In this story Keller is combining business weith pleasure in Houston by attending a stamp auction. “But first he’d have to kill somebody.”

This assignment gives us another glimpse of Keller’s inner being as he copes with the decision of whether to kill someone who is not a part of the assignment. It would be easier and safer to do so but one characteristic of the bystander touches Keller’s – dare we call it a conscience? His solution to the problem is a typically clever touch.

Block is, of course, a very witty writer, but Keller is not a witty character (unlike Block’s burglar Bernie Rhodenbarr, for instance).
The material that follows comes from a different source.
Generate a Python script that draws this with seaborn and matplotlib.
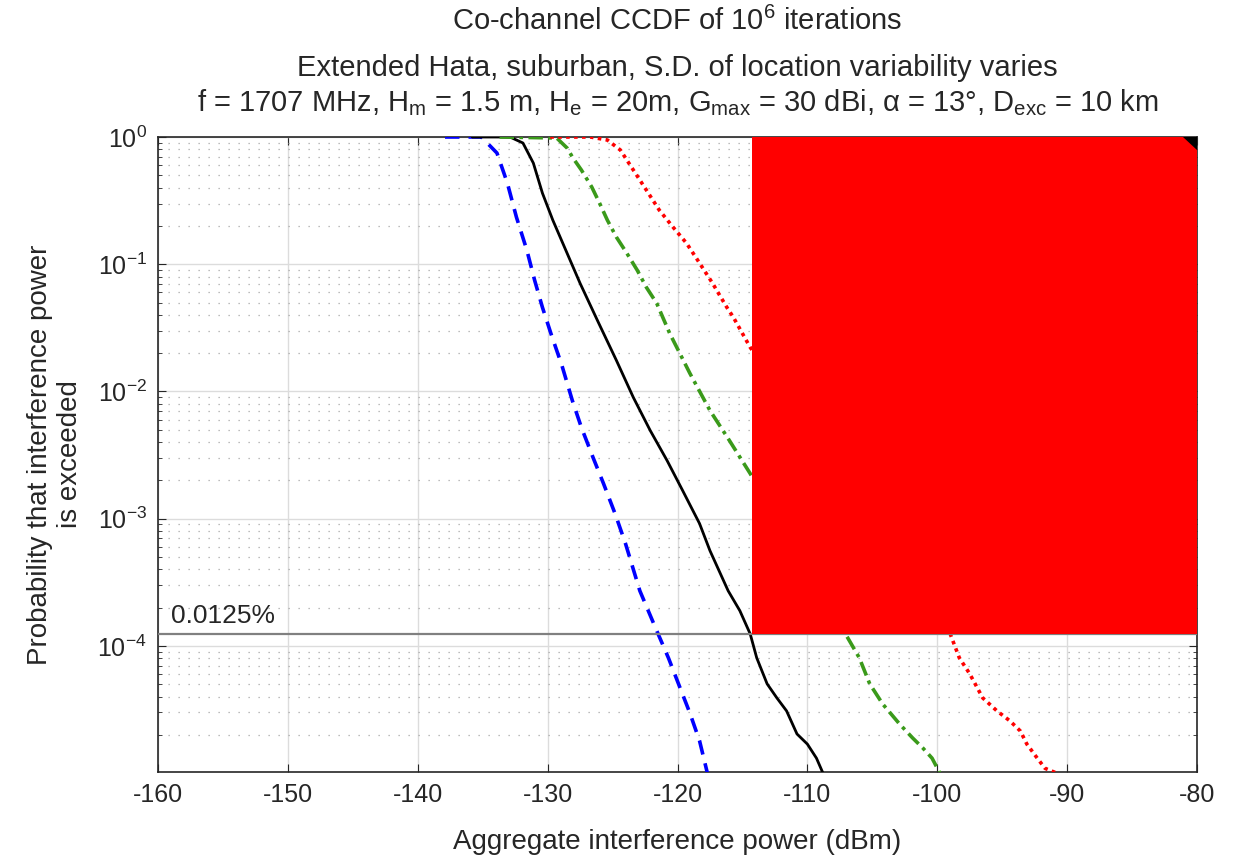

So a lot of the wit in these stories comes from Dot, Keller’s equally murderous agent, who brings him his assignments. Here she is describing her new lifestyle: “I moved to Sedona and the pounds started to drop off right away. The place is crawling with energy vortexes, except I think the plural is vortices.… I think (a vortice) is like an intersection except the streets are imaginary. Anyway, some of the women I know are fat as pigs, and they’ve got the same vortices I do.”

An enjoyable view of an amoral wonderland.